Following the Federal Trade Commission’s approval early last week, GenCorp [GY] on Friday said it has completed its $550 million acquisition of the Rocketdyne business unit from United Technologies Corp. [UTX].
Rocketdyne will be combined with GenCorp’s existing rocket engine and missile propulsion business Aerojet to form Aerojet Rocketdyne, which will be headquartered in Sacramento, Calif. As part of the transaction GenCorp will acquire UTC’s 50 percent interest in the RD AMROSS joint venture following receipt of Russian regulatory approvals.

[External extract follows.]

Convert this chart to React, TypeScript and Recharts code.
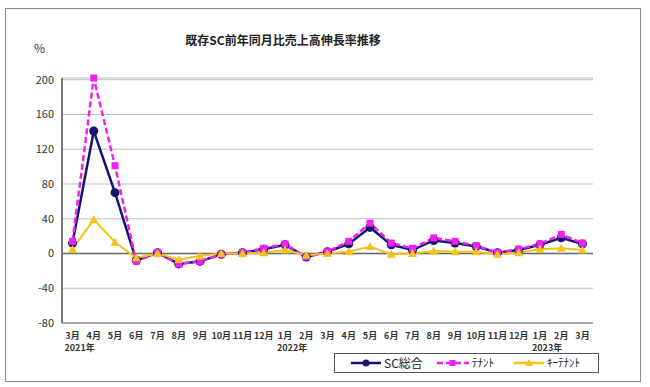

“Today is an exciting milestone in the history of GenCorp,” Scott Seymour, president and CEO of the company, said in a statement. “This landmark transaction signals the transformation of two rocket propulsion companies into one extraordinary opportunity for the future. The addition of Rocketdyne almost doubles the size of our company and provides additional growth opportunities as we build upon the complementary capabilities of each legacy company, including their talented people and innovative technologies.
Despite its concerns that the acquisition would reduce competition and innovation in the liquid divert and attitude controls niche of the rocket industry, the FTC blessed the deal after the Defense Department supported the combination for the sake of national security and the industrial base (Defense Daily, June 12). Meantime, the FTC is investigating whether space launch services provider United Launch Alliance (ULA) and RD AMROSS are maintaining an exclusivity agreement related the the supply of the RL-180 rocket engine that is hampering competition in the space launch market (Defense Daily, June 14). ULA is a joint venture between Lockheed Martin [LMT] and Boeing [BA].
The acquisition greatly expands Aerojet’s heavy lift rocket engine business and provides it with additional rocket boosters.